His ideas include forcing state pensions to invest 10% of assets in housing and pushing higher density on suburbs. | Courtesy Capitol News Illinois
By Dennis Rodkin | Crain’s Chicago Business
Strict zoning and high construction costs have long hampered the development of new market-rate homes in the middle range — homes that are neither subsidized for low-income people nor built at the high end for affluent buyers.
Now, Gov. JB Pritzker is launching a new effort to tackle those barriers, signing an executive order yesterday creating an Illinois director of housing solutions.

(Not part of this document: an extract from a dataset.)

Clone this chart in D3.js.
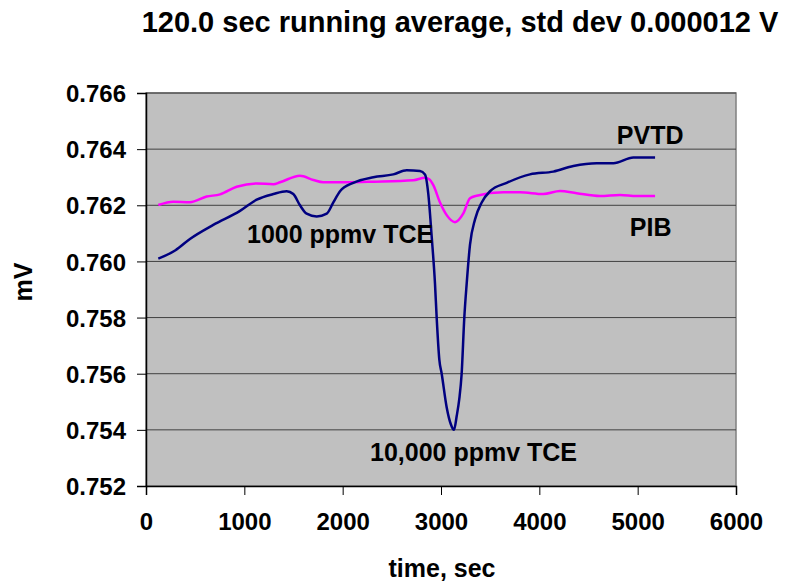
<!DOCTYPE html>
<html><head><meta charset="utf-8">
<script src="https://cdn.jsdelivr.net/npm/d3@7"></script>
<style>body{margin:0;background:#fff}svg{display:block}text{font-family:"Liberation Sans",Arial,sans-serif;font-weight:bold;fill:#000}</style>
</head><body>
<script>
const title = "120.0 sec running average, std dev 0.000012 V";
const xLabel = "time, sec";
const yLabel = "mV";
const xTicks = [0,1000,2000,3000,4000,5000,6000];
const yTicks = [0.752,0.754,0.756,0.758,0.760,0.762,0.764,0.766];
const pvtdT = [125,300,447,684,956,1126,1295,1431,1498,1566,1634,1736,1838,1905,1973,2108,2312,2515,2651,2786,2837,2871,2905,2939,2956,2983,3007,3058,3100,3132,3160,3186,3210,3237,3261,3295,3346,3414,3498,3668,3905,4142,4346,4583,4753,4956,5177];
const pvtdV = [0.7601,0.7604,0.7608,0.7613,0.7618,0.7622,0.7624,0.7625,0.7624,0.7620,0.7617,0.7616,0.7617,0.7621,0.7625,0.7628,0.7630,0.7631,0.76325,0.76322,0.7631,0.7624,0.7609,0.7592,0.7580,0.7565,0.7560,0.7548,0.7542,0.7540,0.7545,0.7551,0.7560,0.7580,0.7592,0.7606,0.7615,0.7621,0.7625,0.7628,0.7631,0.7632,0.7634,0.7635,0.7635,0.7637,0.7637];
const pibT = [125,278,447,617,753,922,1126,1295,1363,1566,1702,1803,2041,2312,2719,2837,2880,2922,2990,3058,3142,3227,3295,3363,3634,3803,4041,4210,4380,4617,4820,4990,5177];
const pibV = [0.76201,0.76213,0.76211,0.76231,0.76239,0.76266,0.76278,0.76275,0.76282,0.76305,0.7629,0.76282,0.76282,0.76284,0.76289,0.76298,0.76293,0.76272,0.7621,0.76165,0.7614,0.76171,0.76225,0.76234,0.76246,0.76246,0.7624,0.76251,0.76243,0.76233,0.76237,0.76233,0.76233];
const annotations = [
  {text:"PVTD", t:4788, v:0.76419},
  {text:"PIB", t:4920, v:0.76092},
  {text:"1000 ppmv TCE", t:1027, v:0.76065},
  {text:"10,000 ppmv TCE", t:2278, v:0.75290}
];

const W=790,H=586;
const L=146,R=736,T=93,B=486;
const svg=d3.select("body").append("svg").attr("width",W).attr("height",H);
const x=d3.scaleLinear().domain([0,6000]).range([L,R]);
const y=d3.scaleLinear().domain([0.752,0.766]).range([B,T]);

svg.append("rect").attr("x",L).attr("y",T).attr("width",R-L).attr("height",B-T).attr("fill","#c0c0c0").attr("stroke","#808080").attr("stroke-width",1.5);

svg.append("g").selectAll("line").data(yTicks.slice(1)).join("line")
  .attr("x1",L).attr("x2",R).attr("y1",d=>y(d)).attr("y2",d=>y(d))
  .attr("stroke","#404040").attr("stroke-width",1);

const yAxis=svg.append("g").attr("transform",`translate(${L},0)`)
  .call(d3.axisLeft(y).tickValues(yTicks).tickFormat(d3.format(".3f")).tickSize(9).tickPadding(11));
const xAxis=svg.append("g").attr("transform",`translate(0,${B})`)
  .call(d3.axisBottom(x).tickValues(xTicks).tickFormat(d3.format("d")).tickSize(9).tickPadding(12));
[yAxis,xAxis].forEach(a=>{
  a.selectAll("path").attr("stroke","#000").attr("stroke-width",1.5);
  a.selectAll("line").attr("stroke","#000");
  a.selectAll("text").style("font-size","24px").style("font-weight","bold").attr("fill","#000");
});
yAxis.selectAll("text").attr("dy","0.36em");
xAxis.selectAll("text").attr("dy","0.95em");

const line=d3.line().x(d=>x(d[0])).y(d=>y(d[1])).curve(d3.curveMonotoneX);
svg.append("path").datum(pibT.map((t,i)=>[t,pibV[i]])).attr("d",line)
  .attr("fill","none").attr("stroke","#ff00ff").attr("stroke-width",2.5);
svg.append("path").datum(pvtdT.map((t,i)=>[t,pvtdV[i]])).attr("d",line)
  .attr("fill","none").attr("stroke","#000080").attr("stroke-width",2.5);

svg.append("g").selectAll("text").data(annotations).join("text")
  .attr("x",d=>x(d.t)).attr("y",d=>y(d.v)).style("font-size","25px").text(d=>d.text);

svg.append("text").attr("x",460).attr("y",32).attr("text-anchor","middle").style("font-size","29px").text(title);
svg.append("text").attr("x",442).attr("y",577).attr("text-anchor","middle").style("font-size","25px").text(xLabel);
svg.append("text").attr("transform","translate(32,282) rotate(-90)").attr("text-anchor","middle").style("font-size","25px").text(yLabel);
</script>
</body></html>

“If we are going to build on this state’s record of growth and prosperity, lower costs for Illinois’ working families, and be a state that everyone can call home, we must build more housing in every Illinois community from Cairo to Chicago,” Pritzker said.
The role of the director, not yet named, will be to work with state and local agencies to promote policies that allow more multifamily homes in single-family areas and programs that pay qualified homebuyers the difference between what they can afford and what it costs a developer to build.
These and other possible solutions were presented to Pritzker in September in a report from the Ad Hoc Missing Middle Housing Solutions Advisory Committee.
Building middle-range housing has become an urgent need nationwide, as the country is reported to be short at least 6.5 million homes. That drives prices up, leaving middle-range people with fewer options.
And Illinois is tied for last among the states in building new homes.
The shortage of new middle-range housing, Pritzker said, “has many causes and it requires comprehensive solutions.” Overall, the goal is to build more new housing, a mission that both contenders in the November presidential election shared.
One Chicago-area developer of affordable housing said he appreciates Pritzker’s effort to reduce obstacles to building new housing.
“We need help getting through,” said Scott Henry, whose Chicago firm, Celadon, has developed several affordable projects, either in new construction or by rehabbing old structures.